### PROBLEM TO WORK ON
Could you repeat, exactly as they stand, the lines between the one with "Give me the D3.js source for this chart." and the one with "58.59, 51.68, 50];", inclusive, minus the pictures?

### MATERIALS PROVIDED
------------------------------

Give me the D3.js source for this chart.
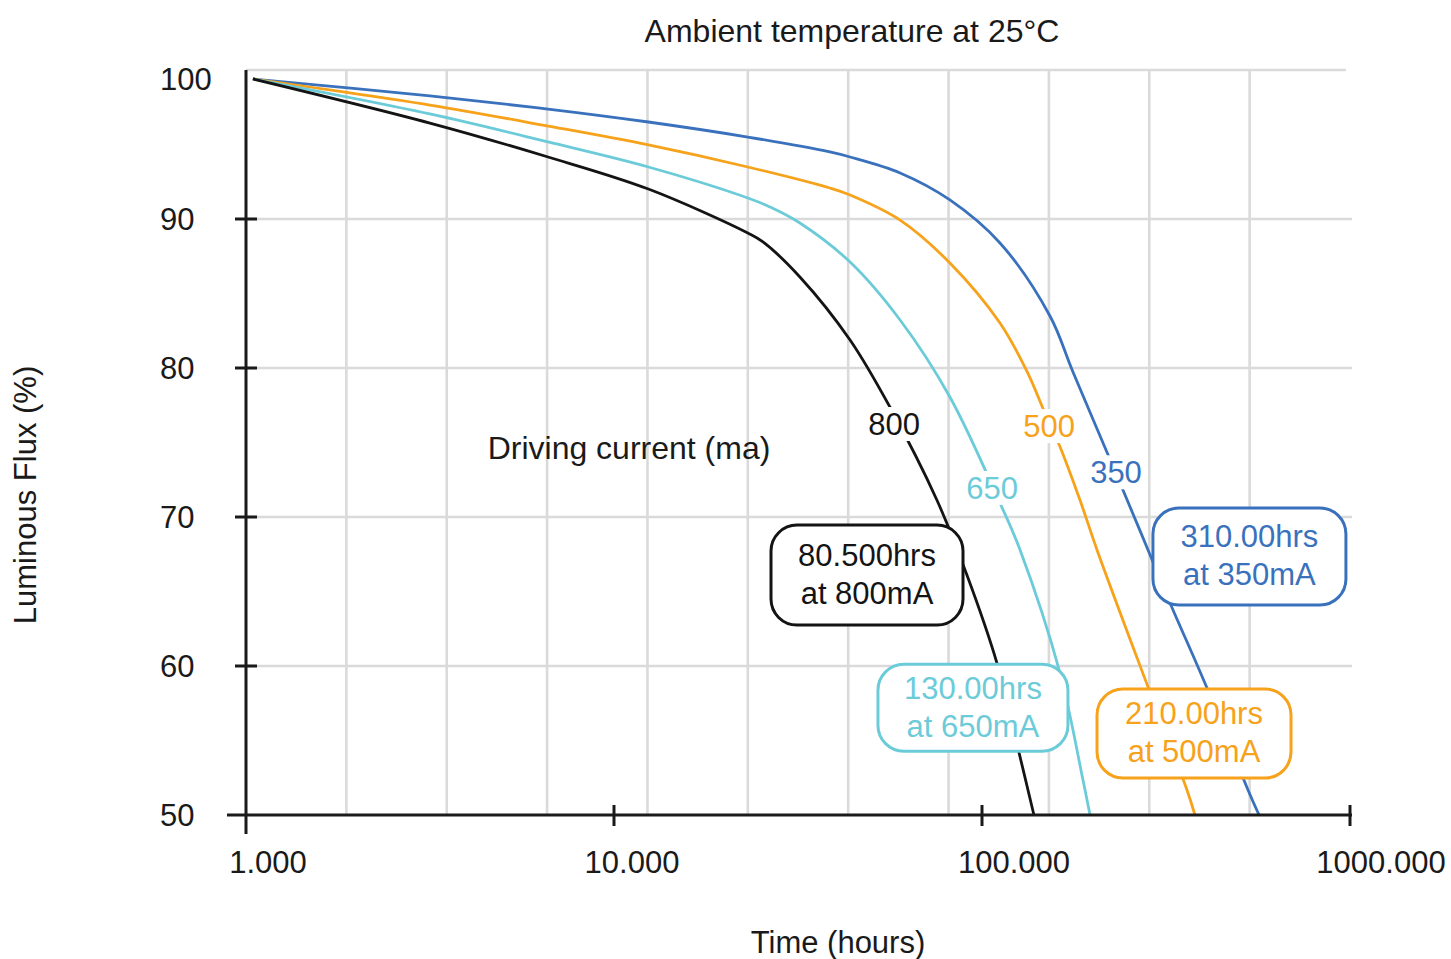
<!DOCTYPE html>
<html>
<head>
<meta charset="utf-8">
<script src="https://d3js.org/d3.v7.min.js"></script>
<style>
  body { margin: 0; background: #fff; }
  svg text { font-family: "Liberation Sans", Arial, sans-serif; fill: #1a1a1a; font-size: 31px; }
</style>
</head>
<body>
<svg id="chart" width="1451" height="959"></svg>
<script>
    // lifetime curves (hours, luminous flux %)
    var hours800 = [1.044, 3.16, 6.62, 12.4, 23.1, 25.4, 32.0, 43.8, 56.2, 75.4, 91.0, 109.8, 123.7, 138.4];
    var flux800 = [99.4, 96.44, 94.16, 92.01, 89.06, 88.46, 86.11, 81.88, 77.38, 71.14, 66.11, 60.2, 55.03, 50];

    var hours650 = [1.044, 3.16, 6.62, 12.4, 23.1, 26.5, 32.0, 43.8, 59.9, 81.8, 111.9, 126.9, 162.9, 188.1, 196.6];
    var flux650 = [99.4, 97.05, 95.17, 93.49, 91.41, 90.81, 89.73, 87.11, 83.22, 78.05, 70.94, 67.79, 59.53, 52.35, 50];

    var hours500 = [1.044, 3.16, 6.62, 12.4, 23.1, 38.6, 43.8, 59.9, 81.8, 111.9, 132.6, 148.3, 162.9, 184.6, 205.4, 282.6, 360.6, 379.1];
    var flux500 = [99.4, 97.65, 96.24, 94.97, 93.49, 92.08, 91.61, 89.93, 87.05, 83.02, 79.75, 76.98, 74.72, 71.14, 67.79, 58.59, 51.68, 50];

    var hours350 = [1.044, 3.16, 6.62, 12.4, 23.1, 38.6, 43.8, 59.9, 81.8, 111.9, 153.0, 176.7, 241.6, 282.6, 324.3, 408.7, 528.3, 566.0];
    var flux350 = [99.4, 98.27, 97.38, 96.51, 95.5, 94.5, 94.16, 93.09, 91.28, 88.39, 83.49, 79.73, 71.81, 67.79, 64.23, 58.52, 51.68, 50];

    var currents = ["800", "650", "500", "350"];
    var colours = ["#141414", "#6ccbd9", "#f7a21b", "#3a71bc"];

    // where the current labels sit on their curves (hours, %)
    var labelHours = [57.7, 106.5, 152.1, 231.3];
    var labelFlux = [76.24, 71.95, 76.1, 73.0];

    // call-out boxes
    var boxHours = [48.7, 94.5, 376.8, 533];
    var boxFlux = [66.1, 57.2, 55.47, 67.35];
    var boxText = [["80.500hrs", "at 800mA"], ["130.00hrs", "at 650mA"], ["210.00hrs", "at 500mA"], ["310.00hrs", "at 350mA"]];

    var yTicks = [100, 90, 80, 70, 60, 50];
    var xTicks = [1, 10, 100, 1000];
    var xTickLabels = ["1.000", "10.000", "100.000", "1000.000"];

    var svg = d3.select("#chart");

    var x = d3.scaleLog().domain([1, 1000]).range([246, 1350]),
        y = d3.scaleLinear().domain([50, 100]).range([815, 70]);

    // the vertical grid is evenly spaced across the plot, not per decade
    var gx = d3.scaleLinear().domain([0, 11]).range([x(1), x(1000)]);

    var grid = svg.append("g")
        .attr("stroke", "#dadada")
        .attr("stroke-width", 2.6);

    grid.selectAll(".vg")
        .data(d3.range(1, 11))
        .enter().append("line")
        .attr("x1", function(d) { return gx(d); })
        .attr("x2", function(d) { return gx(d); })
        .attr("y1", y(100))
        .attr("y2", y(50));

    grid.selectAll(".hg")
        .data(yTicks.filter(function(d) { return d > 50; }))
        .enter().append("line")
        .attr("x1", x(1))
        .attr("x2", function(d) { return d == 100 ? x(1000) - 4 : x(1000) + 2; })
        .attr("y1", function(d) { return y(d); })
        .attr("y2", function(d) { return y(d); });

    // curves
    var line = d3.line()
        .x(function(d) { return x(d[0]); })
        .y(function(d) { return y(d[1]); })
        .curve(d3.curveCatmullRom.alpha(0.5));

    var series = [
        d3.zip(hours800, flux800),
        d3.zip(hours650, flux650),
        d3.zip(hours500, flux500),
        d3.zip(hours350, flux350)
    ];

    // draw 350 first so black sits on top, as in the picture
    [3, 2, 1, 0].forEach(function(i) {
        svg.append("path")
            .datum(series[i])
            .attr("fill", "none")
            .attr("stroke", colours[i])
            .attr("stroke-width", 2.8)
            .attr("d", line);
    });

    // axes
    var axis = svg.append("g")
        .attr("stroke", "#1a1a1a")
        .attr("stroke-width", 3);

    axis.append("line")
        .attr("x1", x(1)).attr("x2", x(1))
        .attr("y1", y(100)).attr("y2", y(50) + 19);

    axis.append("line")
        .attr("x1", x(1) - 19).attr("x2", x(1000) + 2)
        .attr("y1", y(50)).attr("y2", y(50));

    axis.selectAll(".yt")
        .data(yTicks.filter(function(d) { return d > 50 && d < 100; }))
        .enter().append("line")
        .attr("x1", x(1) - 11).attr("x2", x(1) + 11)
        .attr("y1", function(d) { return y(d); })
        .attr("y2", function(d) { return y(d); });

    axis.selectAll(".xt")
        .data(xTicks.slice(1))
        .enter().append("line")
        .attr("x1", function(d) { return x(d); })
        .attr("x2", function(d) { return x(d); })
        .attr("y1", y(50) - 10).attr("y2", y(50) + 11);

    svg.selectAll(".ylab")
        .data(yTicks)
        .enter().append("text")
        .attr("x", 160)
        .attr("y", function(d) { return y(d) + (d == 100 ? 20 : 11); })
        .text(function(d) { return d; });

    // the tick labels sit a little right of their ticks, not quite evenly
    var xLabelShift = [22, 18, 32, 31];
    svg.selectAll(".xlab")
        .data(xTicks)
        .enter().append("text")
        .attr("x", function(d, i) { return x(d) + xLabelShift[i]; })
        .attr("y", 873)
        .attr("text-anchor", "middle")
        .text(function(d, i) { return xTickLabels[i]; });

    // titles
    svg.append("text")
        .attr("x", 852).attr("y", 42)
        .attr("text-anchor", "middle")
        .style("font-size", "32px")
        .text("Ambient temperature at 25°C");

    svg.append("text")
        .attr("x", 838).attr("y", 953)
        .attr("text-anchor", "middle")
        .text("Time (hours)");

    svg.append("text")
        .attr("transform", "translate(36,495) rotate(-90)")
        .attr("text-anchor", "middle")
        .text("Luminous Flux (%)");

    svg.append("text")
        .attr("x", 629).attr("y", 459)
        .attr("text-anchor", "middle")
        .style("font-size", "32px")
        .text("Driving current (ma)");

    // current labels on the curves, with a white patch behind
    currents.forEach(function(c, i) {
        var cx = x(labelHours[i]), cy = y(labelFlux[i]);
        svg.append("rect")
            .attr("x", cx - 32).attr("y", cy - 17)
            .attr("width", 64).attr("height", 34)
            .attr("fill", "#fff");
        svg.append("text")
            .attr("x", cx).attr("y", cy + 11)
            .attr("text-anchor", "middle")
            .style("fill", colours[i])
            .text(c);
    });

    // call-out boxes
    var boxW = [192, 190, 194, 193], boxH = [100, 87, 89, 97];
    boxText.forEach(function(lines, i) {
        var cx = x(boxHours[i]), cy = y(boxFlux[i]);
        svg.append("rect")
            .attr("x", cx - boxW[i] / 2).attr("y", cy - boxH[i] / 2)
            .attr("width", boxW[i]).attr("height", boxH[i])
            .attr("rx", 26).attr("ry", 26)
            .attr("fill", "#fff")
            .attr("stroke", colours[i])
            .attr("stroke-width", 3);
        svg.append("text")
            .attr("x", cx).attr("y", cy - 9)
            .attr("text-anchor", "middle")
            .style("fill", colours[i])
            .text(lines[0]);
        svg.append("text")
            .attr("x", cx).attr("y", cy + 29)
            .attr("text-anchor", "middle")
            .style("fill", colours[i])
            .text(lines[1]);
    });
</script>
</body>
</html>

------------------------------

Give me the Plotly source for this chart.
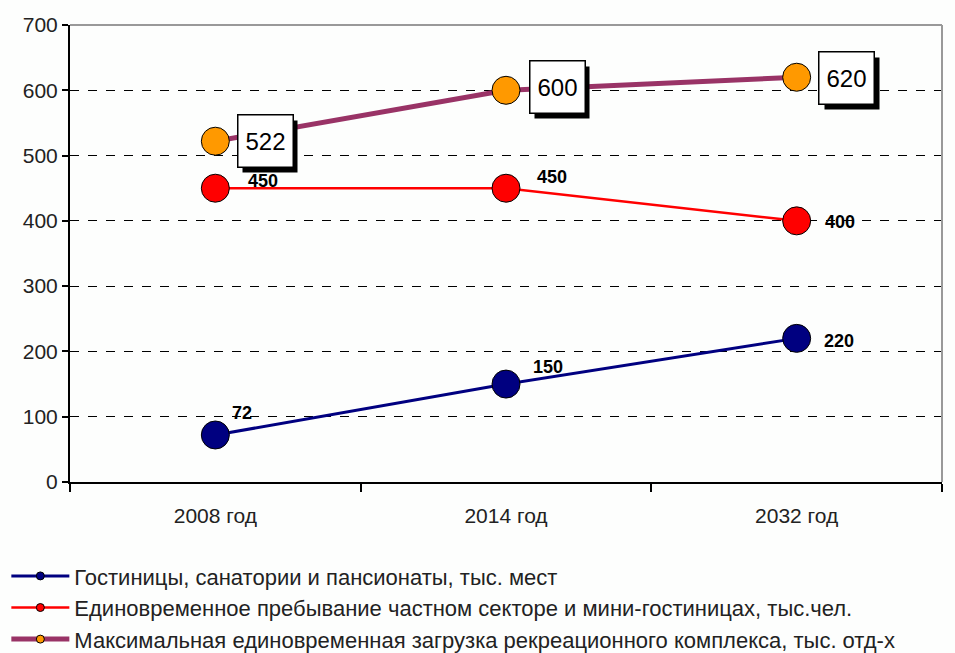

------------------------------

### ANSWER TO THE EXERCISE
Give me the D3.js source for this chart.
<!DOCTYPE html>
<html>
<head>
<meta charset="utf-8">
<script src="https://d3js.org/d3.v7.min.js"></script>
<style>
  body { margin: 0; background: #fff; }
  svg text { font-family: "Liberation Sans", Arial, sans-serif; fill: #1a1a1a; font-size: 31px; }
</style>
</head>
<body>
<svg id="chart" width="1451" height="959"></svg>
<script>
    // lifetime curves (hours, luminous flux %)
    var hours800 = [1.044, 3.16, 6.62, 12.4, 23.1, 25.4, 32.0, 43.8, 56.2, 75.4, 91.0, 109.8, 123.7, 138.4];
    var flux800 = [99.4, 96.44, 94.16, 92.01, 89.06, 88.46, 86.11, 81.88, 77.38, 71.14, 66.11, 60.2, 55.03, 50];

    var hours650 = [1.044, 3.16, 6.62, 12.4, 23.1, 26.5, 32.0, 43.8, 59.9, 81.8, 111.9, 126.9, 162.9, 188.1, 196.6];
    var flux650 = [99.4, 97.05, 95.17, 93.49, 91.41, 90.81, 89.73, 87.11, 83.22, 78.05, 70.94, 67.79, 59.53, 52.35, 50];

    var hours500 = [1.044, 3.16, 6.62, 12.4, 23.1, 38.6, 43.8, 59.9, 81.8, 111.9, 132.6, 148.3, 162.9, 184.6, 205.4, 282.6, 360.6, 379.1];
    var flux500 = [99.4, 97.65, 96.24, 94.97, 93.49, 92.08, 91.61, 89.93, 87.05, 83.02, 79.75, 76.98, 74.72, 71.14, 67.79, 58.59, 51.68, 50];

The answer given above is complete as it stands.